Hoge Raad, 19 juni 2009, Wertenbroek q.q./Erven Van Vlerken
(ECLI:NL:HR:2009:BI8771)
Door Esmee Kuipers
Essentie
Geschil betreft een overeenkomst van aanneming. Van Vlerken heeft aan bouwbedrijf Ceelen B.V. opdracht gegeven om op een verhuurd campingterrein een grote ontmoetingsruimte te bouwen. Geschil is ontstaan omdat Van Vlerken vond dat het bouwbedrijf ondeugdelijk werk had uitgevoerd en vordert schadevergoeding. De rechtbank heeft het bouwbedrijf veroordeeld tot betaling van de schadevergoeding. Tijdens de procedure is het bouwbedrijf failliet gegaan, daarom betreft het arrest Wertenbroek q.q, de curator van het faillissement.
Rechtsregel
Art. 347 lid 1 Rv bevat de twee-conclusie-regel, die bepaalt dat de rechter in beginsel niet hoort te letten op grieven die in een later stadium dan in de memorie van grieven of in de memorie van antwoord worden aangevoerd. Deze regel beperkt de – volgens art. 130 lid 1 in verbinding met 353 lid 1 Rv. – aan eiser toekomende bevoegdheid tot verandering (of vermeerdering) van zijn eis in hoger beroep dat hij zijn eis niet later dan in zijn memorie van grieven of van antwoord mag veranderen. Dit geldt ook als eisverandering niet als een grief moet worden aangemerkt. Uitzonderingen op deze regel zijn:
- Ondubbelzinnige toestemming van de wederpartij;
- Aard van het geschil;
- Nieuwe feiten of omstandigheden.
Inhoud
De curator van Ceelen B.V. heeft hoger beroep ingesteld en in het tussenarrest zijn deskundigen benoemd om de kosten van het herstel van het dak en tegelwerk te beoordelen.
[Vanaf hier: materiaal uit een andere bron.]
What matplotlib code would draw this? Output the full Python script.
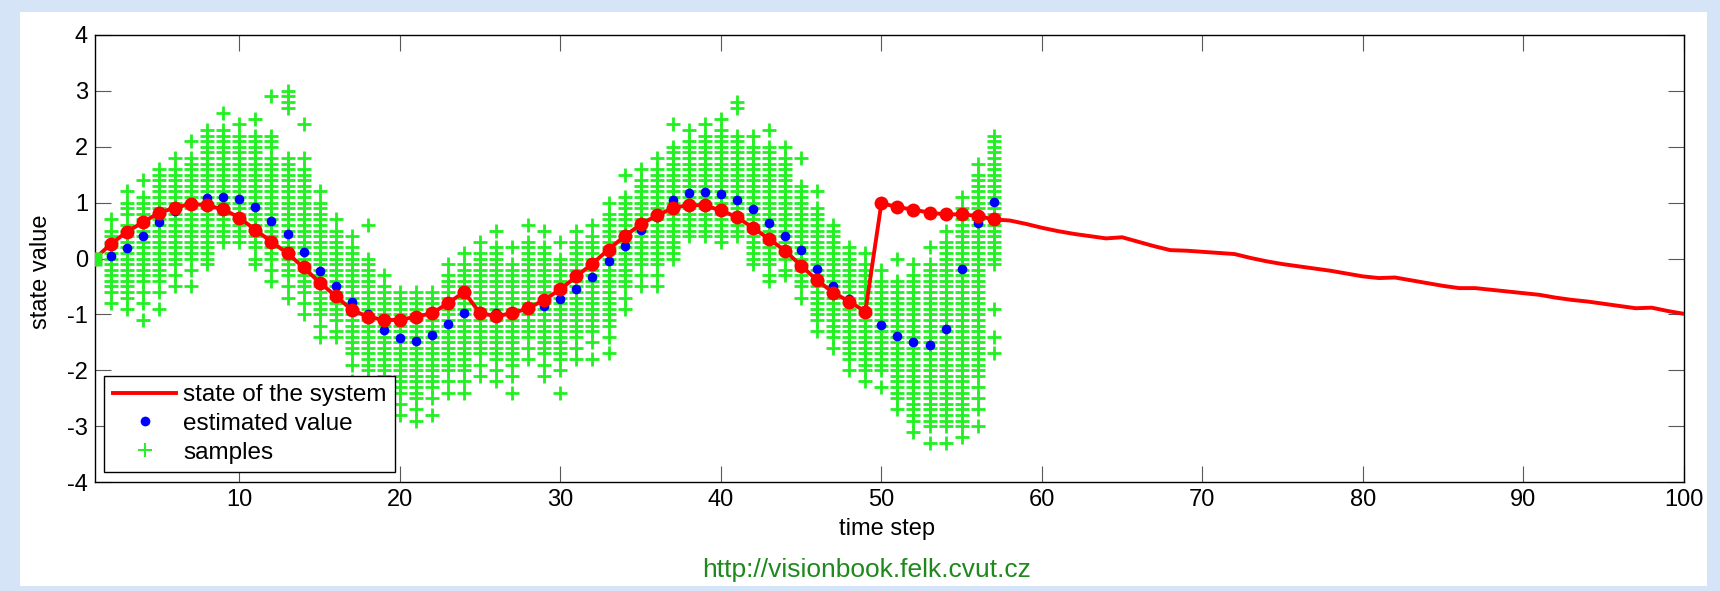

Na de door deskundigen opgestelde begrotingen van de herstelkosten heeft Van Vlerken bij memorie na deskundigenbericht de eis in reconventie vermeerderd.
In de memorie van antwoord na deskundigenbericht is de curator op de door de deskundigen begrote herstelkosten ingegaan en heeft geen bezwaren geuit tegen de vermeerderde eis.
In het eindarrest heeft het hof geen aanleiding gezien om de vermeerdering van de eis buiten beschouwing te laten. Het hof heeft vervolgens het vonnis van de rechtbank vernietigd en de vermeerderde eis toegewezen. In cassatie voert de curator aan dat het hof geen acht mocht slaan op de vermeerderde eis vanwege de twee-conclusie-regel.
De eisvermeerdering van Van Vlerken was ingegeven door hetgeen in het deskundigenbericht was vermeld als antwoord op de door het hof aan de deskundigen gestelde vragen omtrent de omvang van de herstelkosten en strekte ertoe de bedragen aan deze prijsontwikkelingen aan te passen.
Het hof heeft zonder schending van enige rechtsregel kunnen oordelen dat in dit geval de eisvermeerdering, ondanks het ontbreken van een reeds bij memorie van antwoord ingesteld incidenteel hoger beroep, toelaatbaar was nu de eisen van een goede procesorde zich daartegen niet verzetten. Van Vlerken wordt in het gelijk gesteld.